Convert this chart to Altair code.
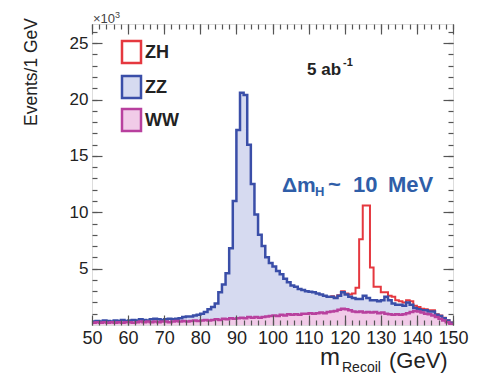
import altair as alt
import pandas as pd

FONT = "Liberation Sans"

# ---------------- data (thousands of events per 1 GeV bin) ----------------
bin_low = list(range(50, 150))

zz_total = [
    0.30, 0.35, 0.30, 0.40, 0.35, 0.30, 0.40, 0.35, 0.45, 0.35,   # 50-59
    0.40, 0.45, 0.40, 0.50, 0.45, 0.40, 0.50, 0.55, 0.50, 0.45,   # 60-69
    0.50, 0.55, 0.50, 0.55, 0.60, 0.70, 0.75, 0.75, 0.85, 0.90,   # 70-79
    1.00, 1.15, 1.40, 1.60, 1.90, 2.90, 3.60, 4.60, 6.80, 11.0,   # 80-89
    17.3, 20.6, 20.4, 16.0, 12.5, 9.80, 8.00, 7.00, 6.00, 5.50,   # 90-99
    5.20, 4.80, 4.50, 4.10, 3.80, 3.50, 3.40, 3.20, 3.10, 3.00,   # 100-109
    2.95, 2.90, 2.80, 2.70, 2.60, 2.50, 2.50, 2.40, 2.60, 2.90,   # 110-119
    2.70, 2.50, 2.40, 2.30, 2.30, 2.60, 2.40, 2.20, 2.20, 2.10,   # 120-129
    2.20, 2.50, 2.20, 1.90, 1.80, 1.80, 1.70, 2.00, 1.80, 1.50,   # 130-139
    1.40, 1.30, 1.30, 1.20, 1.20, 0.90, 0.80, 0.60, 0.40, 0.20,   # 140-149
]

ww = [
    0.20, 0.25, 0.20, 0.25, 0.20, 0.25, 0.20, 0.25, 0.20, 0.25,   # 50-59
    0.25, 0.20, 0.25, 0.30, 0.25, 0.30, 0.25, 0.30, 0.25, 0.30,   # 60-69
    0.30, 0.25, 0.30, 0.35, 0.30, 0.35, 0.30, 0.35, 0.40, 0.35,   # 70-79
    0.40, 0.45, 0.40, 0.45, 0.50, 0.45, 0.55, 0.50, 0.60, 0.55,   # 80-89
    0.60, 0.65, 0.60, 0.70, 0.65, 0.70, 0.65, 0.70, 0.75, 0.80,   # 90-99
    0.85, 0.80, 0.90, 0.85, 0.95, 0.90, 0.95, 0.90, 1.00, 1.00,   # 100-109
    1.05, 1.00, 1.05, 1.10, 1.05, 1.15, 1.20, 1.25, 1.35, 1.45,   # 110-119
    1.40, 1.30, 1.20, 1.15, 1.20, 1.10, 1.15, 1.10, 1.15, 1.05,   # 120-129
    1.10, 1.00, 0.95, 0.90, 0.95, 0.90, 0.95, 1.05, 1.15, 1.25,   # 130-139
    1.20, 1.10, 1.00, 0.95, 0.85, 0.70, 0.55, 0.40, 0.25, 0.10,   # 140-149
]

zh_start = 116
zh = [
    0.05, 0.05, 0.05, 0.10, 0.10, 0.20, 0.40, 1.00, 5.30, 8.00,   # 116-125
    8.20, 2.90, 1.20, 1.30, 0.70, 0.40, 0.40, 0.60, 0.40, 0.30,   # 126-135
    0.30, 0.20, 0.30, 0.20, 0.20, 0.15, 0.10, 0.10, 0.10, 0.05,   # 136-145
    0.05, 0.05, 0.03, 0.02,                                       # 146-149
]

x_major = [50, 60, 70, 80, 90, 100, 110, 120, 130, 140, 150]
x_minor = list(range(50, 151, 2))
y_major = [5, 10, 15, 20, 25]
y_minor = list(range(1, 27))

# ---------------- tables ----------------
edges = bin_low + [150]
df = pd.DataFrame({
    "m": edges,
    "zz": zz_total + [zz_total[-1]],
    "ww": ww + [ww[-1]],
})
zh_rows = []
for i, v in enumerate(zh):
    b = zh_start + i
    zh_rows.append({"m": b, "zh": zz_total[b - 50] + v})
zh_rows.append({"m": 150, "zh": zh_rows[-1]["zh"]})
df_zh = pd.DataFrame(zh_rows)

# ---------------- style ----------------
BLUE = "#3a4ea8"
ZZ_FILL = "#d6daf0"
MAG = "#b8409e"
WW_FILL = "#f1cbe8"
RED = "#e5383f"
TICK = "#555555"
LABEL = "#222222"
DBLUE = "#2f5ea8"

xs = alt.Scale(domain=[50, 150], nice=False, zero=False)
ys = alt.Scale(domain=[0, 26.7], nice=False, zero=True)

common = dict(grid=False, domain=False, tickColor=TICK, tickWidth=1.2,
              zindex=1, title=None)

ax_b_major = alt.Axis(orient="bottom", values=x_major, tickSize=10, offset=-10,
                      labelFontSize=18, labelPadding=4, labelFlush=False,
                      labelOverlap=False, labelColor=LABEL, labelFont=FONT,
                      format="d", **common)
ax_b_minor = alt.Axis(orient="bottom", values=x_minor, tickSize=5, offset=-5,
                      labels=False, **common)
ax_t_major = alt.Axis(orient="top", values=x_major, tickSize=10, offset=-10,
                      labels=False, **common)
ax_t_minor = alt.Axis(orient="top", values=x_minor, tickSize=5, offset=-5,
                      labels=False, **common)
ax_l_major = alt.Axis(orient="left", values=y_major, tickSize=10, offset=-10,
                      labelFontSize=17, labelPadding=4, labelFlush=False,
                      labelOverlap=False, labelColor=LABEL, labelFont=FONT,
                      format="d", **common)
ax_l_minor = alt.Axis(orient="left", values=y_minor, tickSize=5, offset=-5,
                      labels=False, **common)
ax_r_major = alt.Axis(orient="right", values=y_major, tickSize=10, offset=-10,
                      labels=False, **common)
ax_r_minor = alt.Axis(orient="right", values=y_minor, tickSize=5, offset=-5,
                      labels=False, **common)

base = alt.Chart(df)

zz_area = base.mark_area(interpolate="step-after", color=ZZ_FILL).encode(
    x=alt.X("m:Q", scale=xs, axis=ax_b_major),
    y=alt.Y("zz:Q", scale=ys, axis=ax_l_major),
)
ww_area = base.mark_area(interpolate="step-after", color=WW_FILL).encode(
    x=alt.X("m:Q", scale=xs, axis=ax_b_minor),
    y=alt.Y("ww:Q", scale=ys, axis=ax_l_minor),
)
zh_line = alt.Chart(df_zh).mark_line(interpolate="step-after", color=RED,
                                     strokeWidth=2).encode(
    x=alt.X("m:Q", scale=xs, axis=ax_t_major),
    y=alt.Y("zh:Q", scale=ys, axis=ax_r_major),
)
zz_line = base.mark_line(interpolate="step-after", color=BLUE,
                         strokeWidth=2.5).encode(
    x=alt.X("m:Q", scale=xs, axis=ax_t_minor),
    y=alt.Y("zz:Q", scale=ys, axis=ax_r_minor),
)
ww_line = base.mark_line(interpolate="step-after", color=MAG,
                         strokeWidth=2.5).encode(
    x=alt.X("m:Q", scale=xs, axis=None),
    y=alt.Y("ww:Q", scale=ys, axis=None),
)


def label(text, x, y, size, weight="normal", color=LABEL,
          baseline="alphabetic", align="left", angle=0):
    return alt.Chart(pd.DataFrame({"t": [text]})).mark_text(
        align=align, baseline=baseline, fontSize=size, fontWeight=weight,
        color=color, angle=angle, font=FONT,
    ).encode(x=alt.value(x), y=alt.value(y), text="t:N")


def box(y0, y1, fill, stroke):
    return alt.Chart(pd.DataFrame({"k": [0]})).mark_rect(
        fill=fill, stroke=stroke, strokeWidth=2.5,
    ).encode(x=alt.value(30), x2=alt.value(49), y=alt.value(y0), y2=alt.value(y1))


legend_names = ["ZH", "ZZ", "WW"]

texts = [
    label("Events/1 GeV", -60, 48, 17.5, baseline="middle", align="center", angle=270),
    label("×10", 1, -1, 13, color="#444444"),
    label("3", 23, -6, 9, color="#444444"),
    label("m", 228, 341, 24),
    label("Recoil", 250, 348, 14),
    label("(GeV)", 297, 344, 22),
    label("5 ab", 215, 51, 17, weight="bold"),
    label("-1", 251, 42, 11, weight="bold"),
    label("Δm", 190, 168, 21, weight="bold", color=DBLUE),
    label("H", 223, 172, 13, weight="bold", color=DBLUE),
    label("~", 236, 168, 22, weight="bold", color=DBLUE),
    label("10", 261, 168, 22, weight="bold", color=DBLUE),
    label("MeV", 296, 168, 22, weight="bold", color=DBLUE),
    label(legend_names[0], 53, 29, 18, weight="bold", baseline="middle"),
    label(legend_names[1], 53, 64, 18, weight="bold", baseline="middle"),
    label(legend_names[2], 53, 97, 18, weight="bold", baseline="middle"),
]

boxes = [
    box(17, 39, "#ffffff", RED),
    box(52, 74, ZZ_FILL, BLUE),
    box(85, 107, WW_FILL, MAG),
]

chart = alt.layer(
    zz_area, ww_area, zh_line, zz_line, ww_line, *boxes, *texts
).resolve_axis(
    x="independent", y="independent"
).properties(
    width=361, height=301,
    autosize=alt.AutoSizeParams(type="none"),
    padding={"left": 84, "top": 16, "right": 20, "bottom": 52},
).configure_view(
    stroke="#444444", strokeWidth=1.5
).configure(
    font=FONT
)

chart.save("out.html", embed_options={"renderer": "svg", "actions": False})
+++
- [SET PROBLEM]: Starting at the first line of the material, output exactly the lines up to and including the one with "bin_low = list(range(50, 150))". Do not include the pictures.

- [TASK ANSWER]:
Convert this chart to Altair code.
import altair as alt
import pandas as pd

FONT = "Liberation Sans"

# ---------------- data (thousands of events per 1 GeV bin) ----------------
bin_low = list(range(50, 150))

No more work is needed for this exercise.